Looks like it's very roughly in the ~"3-5 times slower" ballpark, but high compression with high quality seems to be really expensive. (I could clean that project up and put it into a ZIP here, if someone cares...)


(Maybe related?) : I recently did some similar experiments, to see in how far the "noisiness" and "frequencies" that appear in the input image affect the size of the KTX output image. And I could imagine that these aspects do not only affect the size, but also the time that is required for encoding. But that's just another dimension in this multi-dimensional rabbit hole, and one can cross fingers and hope that the effect of this will be independent of the difference of EXE-vs-WASM...)


EDIT: Another aside: The fact that toktx does have to read/write 'temp' files is something to keep in mind. Having a "pure in-memory" solution might be desirable. The timing above does include the time for reading/writing the data, and it's nearly impossible to "isolate" that, but ... might also be negligible, compared to the actual encoding times.
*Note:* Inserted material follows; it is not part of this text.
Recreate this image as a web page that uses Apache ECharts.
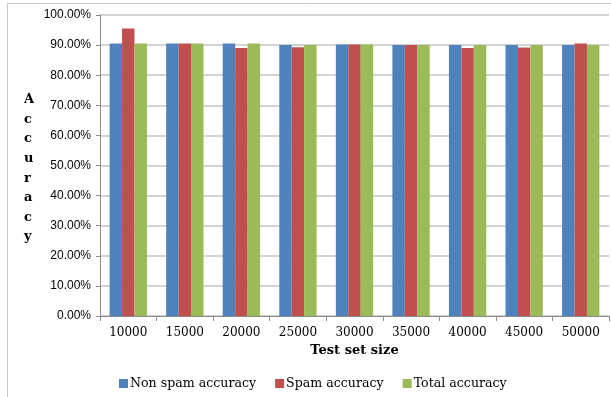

clibequilibrium commented 3 months ago

I am very interested in seeing this work. My use case is GLTF optimization on the client before uploading to S3 bucket. Having a toKTX transform would help a lot.

gz65555 commented 2 months ago

From a practical usage perspective, using the wasm version to compress textures in a node.js environment is unacceptable due to its extremely slow speed(as demonstrated by javagl's test results).

In actual business operations, there are hundreds of textures, each with specific quality requirements.

clibequilibrium commented 2 months ago

Hi, any ETA or idea when KTX transform will be available outside of CLI ? Thanks

donmccurdy commented 2 months ago

@clibequilibrium no, sorry, I've pinned this under the "blocked or over budget" milestone. From my perspective there's no path forward here, unless a non-CLI KTX2 compression library becomes available that has comparable performance (+/- 50%) to the KTX-Software CLI.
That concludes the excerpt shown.